Score: 3 / 5
Do you remember Mama, the 2013 supernatural horror based on the short film? I feel much the same way about Lights Out as I did about that one, so I'm going to talk about them the same way, and kill two flicks with one post.
Each film does something wonderful: featuring actors acting. In the former, it was Jessica Chastain and Nikolaj Coster-Waldau, and here it is Maria Bello, Teresa Palmer, Gabriel Bateman, and Alexander DiPersia. All are a joy to watch, because they all dig into the bizarre stories and exaggerated drama and perform honestly and mindfully.
Each film also manages to crack a certain glass ceiling often ignored in horror cinema. Both are films about women, in which both the protagonist and antagonist are women, and during which much of the horror is shown to be explicitly female. Perhaps that last is more apparent in Mama, where the villain's lair is a vaginal hole in the wall. Compare, if you will, to images from the original Poltergeist (1982), and see what I mean. There's a lot to be said, too, about the role of motherhood, a relative lack of female sexualization (Palmer, in Lights Out, explicitly controls her own space), and a discussion for victims-turned-victors without a revenge plot (as opposed to The Last House on the Left or every other slasher since). That's a discussion for another time.
Each film features a (yes, female) monster/villain that looks very similar: a hag, deathly and deadly, sporting damp, tangled hair atop her gruesome visage; bugging eyes above toothy snarls; fingers like claws; limbs that are less "flexible" and more "disjointed" with akimbo movements that range from graceful floating on the ceiling to jittery chase sequences on the ground. I don't know that I can describe why exactly, but this character is horrifying to me.
Each film suffers in its basic plot. Each is little more than a haunted house tale, replete with typical (and often expected) jump-scares that, while chilling and atmospheric, do little to frighten us later.

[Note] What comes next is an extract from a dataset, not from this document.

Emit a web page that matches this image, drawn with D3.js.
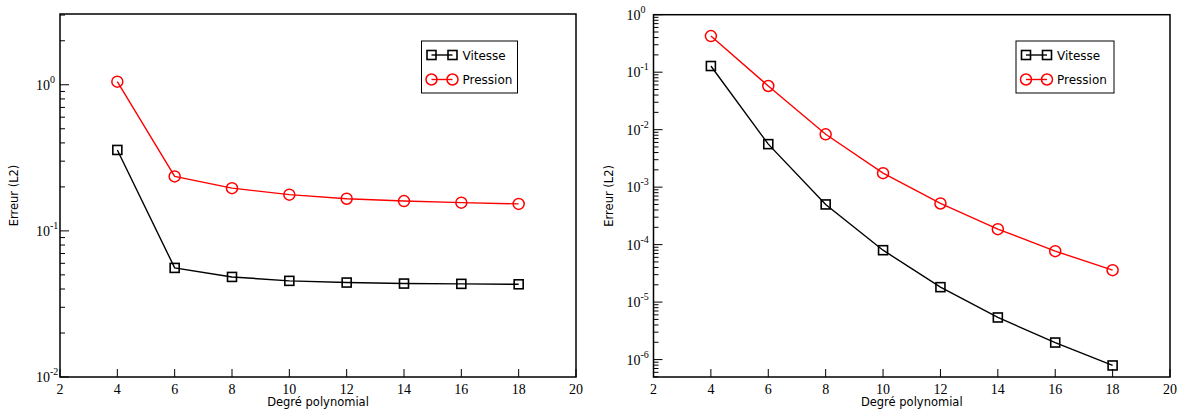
<!DOCTYPE html>
<html><head><meta charset="utf-8">
<script src="https://cdn.jsdelivr.net/npm/d3@7"></script>
<style>body{margin:0;background:#fff}svg{display:block}</style>
</head><body>
<svg id="c" width="1183" height="409"></svg>
<script>
const degrees = [4, 6, 8, 10, 12, 14, 16, 18];
const leftVitesse = [0.358, 0.0558, 0.0484, 0.0455, 0.0443, 0.0436, 0.0434, 0.0431];
const leftPression = [1.05, 0.236, 0.196, 0.177, 0.166, 0.160, 0.156, 0.153];
const rightVitesse = [0.128, 0.0056, 0.00050, 0.000080, 0.0000182, 0.0000054, 0.00000198, 0.00000079];
const rightPression = [0.425, 0.0575, 0.0083, 0.00175, 0.00052, 0.000186, 0.000077, 0.000036];
const xTicks = [2, 4, 6, 8, 10, 12, 14, 16, 18, 20];
const leftYDecades = [0, -1, -2];
const rightYDecades = [0, -1, -2, -3, -4, -5, -6];
const seriesNames = ["Vitesse", "Pression"];

const svg = d3.select("#c");
const serif = "'Liberation Serif','Times New Roman',serif";
const sans = "'DejaVu Sans',Verdana,sans-serif";

function panel(opts) {
  const g = svg.append("g");
  const x = d3.scaleLinear().domain([2, 20]).range([opts.x0, opts.x1]);
  const y = d3.scaleLog().domain(opts.ydom).range([opts.y1, opts.y0]);

  const minors = [];
  const lo = Math.floor(Math.log10(opts.ydom[0])), hi = Math.ceil(Math.log10(opts.ydom[1]));
  for (let e = lo; e <= hi; e++) {
    for (let m = 1; m <= 9; m++) {
      const v = m * Math.pow(10, e);
      if (v >= opts.ydom[0] * 0.999 && v <= opts.ydom[1] * 1.001) minors.push({v, major: m === 1});
    }
  }
  g.selectAll("line.yt").data(minors).join("line")
    .attr("x1", opts.x0).attr("x2", d => opts.x0 + (d.major ? 9 : 5))
    .attr("y1", d => y(d.v)).attr("y2", d => y(d.v))
    .attr("stroke", "#000").attr("stroke-width", 1);

  g.selectAll("line.xt").data(xTicks).join("line")
    .attr("x1", d => x(d)).attr("x2", d => x(d))
    .attr("y1", opts.y1).attr("y2", opts.y1 - 8)
    .attr("stroke", "#000").attr("stroke-width", 1);
  g.selectAll("text.xl").data(xTicks).join("text")
    .attr("x", d => x(d)).attr("y", opts.y1 + 17)
    .attr("text-anchor", "middle").attr("font-family", serif).attr("font-size", 14)
    .text(d => d);

  const yl = g.selectAll("text.yl").data(opts.decades).join("text")
    .attr("x", opts.x0 - 5 - opts.labW).attr("y", d => y(Math.pow(10, d)) + 5)
    .attr("font-family", serif).attr("font-size", 14);
  yl.append("tspan").text("10");
  yl.append("tspan").attr("dy", -7).attr("font-size", 10).text(d => d);

  g.append("rect").attr("x", opts.x0).attr("y", opts.y0)
    .attr("width", opts.x1 - opts.x0).attr("height", opts.y1 - opts.y0)
    .attr("fill", "none").attr("stroke", "#000").attr("stroke-width", 1.5);

  g.append("text").attr("x", (opts.x0 + opts.x1) / 2).attr("y", 406)
    .attr("text-anchor", "middle").attr("font-family", sans).attr("font-size", 11.5)
    .text("Degré polynomial");
  g.append("text").attr("transform", `translate(${opts.titleX},${(opts.y0 + opts.y1) / 2}) rotate(-90)`)
    .attr("text-anchor", "middle").attr("font-family", sans).attr("font-size", 11.5)
    .text("Erreur (L2)");

  const line = d3.line().x(d => x(d[0])).y(d => y(d[1]));
  const series = [
    {name: seriesNames[0], vals: opts.vit, color: "#000", shape: "square"},
    {name: seriesNames[1], vals: opts.pre, color: "#ff0000", shape: "circle"}
  ];
  series.forEach(s => {
    const pts = degrees.map((d, i) => [d, s.vals[i]]);
    g.append("path").attr("d", line(pts)).attr("fill", "none")
      .attr("stroke", s.color).attr("stroke-width", 1.4);
    drawMarkers(g, pts.map(p => [x(p[0]), y(p[1])]), s);
  });

  const L = opts.legend;
  g.append("rect").attr("x", L.x).attr("y", L.y).attr("width", L.w).attr("height", L.h)
    .attr("fill", "#fff").attr("stroke", "#000").attr("stroke-width", 1);
  series.forEach((s, i) => {
    const yy = L.y + 14 + i * 24.5;
    const xa = L.x + 10, xb = L.x + 31;
    g.append("line").attr("x1", xa).attr("x2", xb).attr("y1", yy).attr("y2", yy)
      .attr("stroke", s.color).attr("stroke-width", 1.4);
    drawMarkers(g, [[xa, yy], [xb, yy]], s);
    g.append("text").attr("x", L.x + 41).attr("y", yy + 4.5)
      .attr("font-family", sans).attr("font-size", 12).text(s.name);
  });
}

function drawMarkers(g, pts, s) {
  if (s.shape === "square") {
    g.selectAll(null).data(pts).join("rect")
      .attr("x", d => d[0] - 4.5).attr("y", d => d[1] - 4.5)
      .attr("width", 9).attr("height", 9)
      .attr("fill", "none").attr("stroke", s.color).attr("stroke-width", 1.6);
  } else {
    g.selectAll(null).data(pts).join("circle")
      .attr("cx", d => d[0]).attr("cy", d => d[1]).attr("r", 5.5)
      .attr("fill", "none").attr("stroke", s.color).attr("stroke-width", 1.5);
  }
}

panel({x0: 60, x1: 576, y0: 14, y1: 377, ydom: [0.01, 3.05], decades: leftYDecades,
  vit: leftVitesse, pre: leftPression, labW: 19, titleX: 18,
  legend: {x: 421.5, y: 41, w: 96, h: 52}});
panel({x0: 653.5, x1: 1170, y0: 14.7, y1: 377, ydom: [Math.pow(10, -6.303), 1], decades: rightYDecades,
  vit: rightVitesse, pre: rightPression, labW: 22, titleX: 613,
  legend: {x: 1016, y: 41, w: 98, h: 52}});
</script>
</body></html>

The (ill)logic nature of each often undercuts what drama we can connect with, by which I mean that the mythology is thin and shaky at best, and generally distracts me from a more visceral reaction. In Lights Out specifically, the clever concept was more effective in the trailer, which streamlined the melodrama and instead showed most (if not all) of the jump-scares in the film. This made the film seem almost like a second viewing, because the genre scenes were ones we've literally already seen. Good scenes, sure, but familiar.
Finally, each film is PG-13. While I might entertain personal thoughts that start with "What if..." and end with hard R horror ideas, I think that for these films, PG-13 works fine. These are films about motherhood and child endangerment, about domestic life and femininity gone wrong, and while they could always be more explicit and violent and gory, there is plenty to be said for horror that can thrill and chill and engage and intrigue and still stay safely in a clean(ish), classy(ish), mainstream audience's grasp.